I came to knowledge of the political meaning of my whiteness and femaleness very late. I could not have known, despite the many indications around me, that one was considered by society to be a boon, the other a generally negative quality. I realised that I was happy because the British Empire had given me the possibility to live in Africa. I thought that females were just as free and happy as males -- only God had given males over to playing different sports. I did not consider deeply what fate had ordained, as if it all had something to do with me. The divisions of labour, insofar as they were evident to me, were something fate had ordained.

Beyond my expectation that certain types of people would fulfil certain particular roles, I had not racial nor racialist consciousness. Rather, I was brought up to be timid, and a little unsure of myself -- more so as I approached adulthood. My view was that my peers were the source of all sorts of vicarious adventure, and that I could live other lives, imaginatively, through theirs. My peers and I approached life with a sort of collective consciousness, sensing the environment for what kind of mood it offered for us collectively to share.

It is hard for those who haven't experienced it to imagine, but our deep-seated trust in the authorities, (despite our irreverent and often disruptive gestures), meant that whatever the authorities said was good for us was good. Therefore racial desegregation in the early eighties was for me and every one of my friends (as far as I knew) no more than a little social hiccup. By virtue of being included in my class, the blacks became my friends. They were my peers, since the authorities had deemed it should be so. One does not cut off the possibility of sharing a whole new dimension of exotic life (life itself being a form of the exotic) from another 'self'. That would be like cutting off a part of one's body, or deliberately limiting the range of one's imagination.

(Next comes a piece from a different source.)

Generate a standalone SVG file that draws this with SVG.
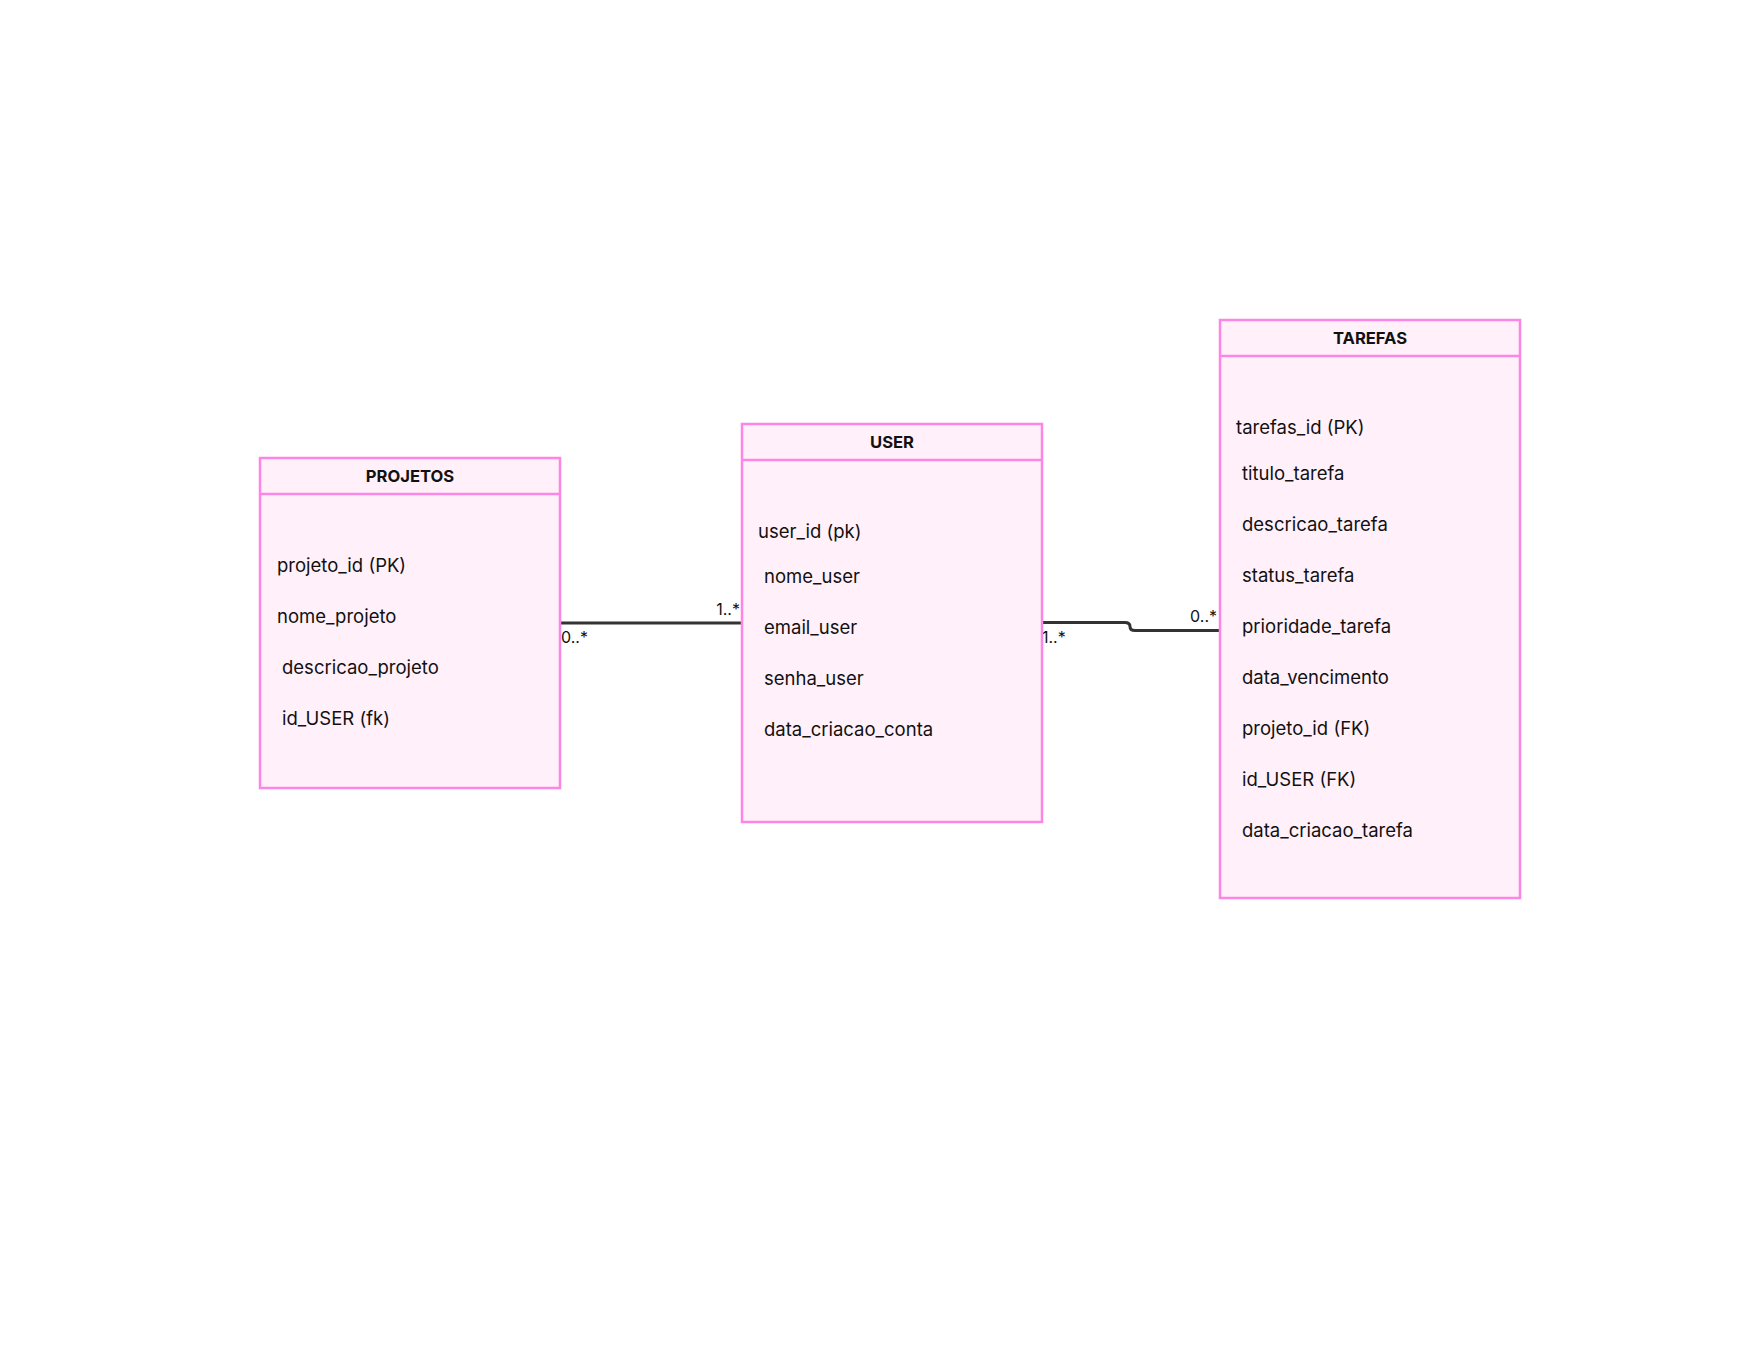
<svg xmlns="http://www.w3.org/2000/svg" width="1760" height="1360" viewBox="0 0 1760 1360">
<style>
.box{fill:#fff0fa;stroke:#fb86e6;stroke-width:2.5}
.title{font-family:Inter,"Liberation Sans",sans-serif;font-size:16.6px;font-weight:700;fill:#111;text-anchor:middle}
.attr{font-family:Inter,"Liberation Sans",sans-serif;font-size:18.5px;fill:#111}
.lbl{font-family:Inter,"Liberation Sans",sans-serif;font-size:16px;fill:#111}
.conn{fill:none;stroke:#333;stroke-width:3}
</style>
<rect width="1760" height="1360" fill="#ffffff"/>
<g id="connectors">
<path class="conn" d="M561,623 H741"/>
<path class="conn" d="M1043,622.5 H1125 Q1130,622.5 1130,626.5 Q1130,630.5 1135,630.5 H1219"/>
<text class="lbl" x="740" y="615" text-anchor="end">1..*</text>
<text class="lbl" x="561" y="643">0..*</text>
<text class="lbl" x="1042" y="643">1..*</text>
<text class="lbl" x="1217" y="622" text-anchor="end">0..*</text>
</g>
<g id="projetos">
<rect class="box" x="260" y="458" width="300" height="330"/>
<line x1="260" y1="494" x2="560" y2="494" stroke="#fb86e6" stroke-width="2.5"/>
<text class="title" x="410" y="482">PROJETOS</text>
<text class="attr" x="277" y="572">projeto_id (PK)</text>
<text class="attr" x="277" y="623">nome_projeto</text>
<text class="attr" x="282" y="674">descricao_projeto</text>
<text class="attr" x="282" y="725">id_USER (fk)</text>
</g>
<g id="user">
<rect class="box" x="742" y="424" width="300" height="398"/>
<line x1="742" y1="460" x2="1042" y2="460" stroke="#fb86e6" stroke-width="2.5"/>
<text class="title" x="892" y="448">USER</text>
<text class="attr" x="758" y="538">user_id (pk)</text>
<text class="attr" x="764" y="583">nome_user</text>
<text class="attr" x="764" y="634">email_user</text>
<text class="attr" x="764" y="685">senha_user</text>
<text class="attr" x="764" y="736">data_criacao_conta</text>
</g>
<g id="tarefas">
<rect class="box" x="1220" y="320" width="300" height="578"/>
<line x1="1220" y1="356" x2="1520" y2="356" stroke="#fb86e6" stroke-width="2.5"/>
<text class="title" x="1370" y="344">TAREFAS</text>
<text class="attr" x="1236" y="434">tarefas_id (PK)</text>
<text class="attr" x="1242" y="480">titulo_tarefa</text>
<text class="attr" x="1242" y="531">descricao_tarefa</text>
<text class="attr" x="1242" y="582">status_tarefa</text>
<text class="attr" x="1242" y="633">prioridade_tarefa</text>
<text class="attr" x="1242" y="684">data_vencimento</text>
<text class="attr" x="1242" y="735">projeto_id (FK)</text>
<text class="attr" x="1242" y="786">id_USER (FK)</text>
<text class="attr" x="1242" y="837">data_criacao_tarefa</text>
</g>
</svg>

The blacks in my school were equally, as much as various whites, my friends.

I didn't realise I was white until I came to Australia and wasn't supposed to talk about it. It was expected that it should be an embarrassment for me -- but what was really the embarrassment is that I had lost all my other selves, and therefore had been reduced to a very poor version of my true sense of me.

I didn't realise yet, that I had to grow an ego, and a certain amount of healthy narcissism in order to compensate for my deep personal loss.

2 comments:

Emmanuel Sigauke said...

I detect the same sentiments in Alexandra Fuller, especially in her anthologized short story "Fancy Dress" (in Weaver Press' Writing Still: new Stories from Zimbabwe), where, even as the protagonist overhears the adults' deprecatory remarks against the blacks around them, she still maintains a great degree of ease in her interactions with the black maids and houseboys, thereby garnering the label that she was "a waste of white skin". Parameters of identity in Rhodesia were so unnatural and, therefore, incomprehensible to children, something we now see portrayed in the numerous memoirs by Zimbabwe's white writers. Of course, even Nargine Gordimer, in "Country Lovers" show us the racial innocence of children and how it is pricked by age, sometimes leading to disasters akin to the tragic end of the multi-racial affair of the two children who grew up together.

Marechera's Black Insider, incisive look at racial awareness as a form of identity.

Unsane said...

Well I think what is rarely understood is that Alexandra and I were not of the same generation as our parents. To the degree that our parents were racist, we were less so, or hardly so. I actually found Australians to be much more racist than my peers, who thought that association with blacks was natural and inevitable.


And yes, I should have mentioned the very effective mode of identity politics in Marechera's work -- but his approach of aiming for a naked honesty and truthfulness, rather than a poltical slamming match, makes him an exception to the rule in terms of how identity politics usually works. (see my post on this topic, above.)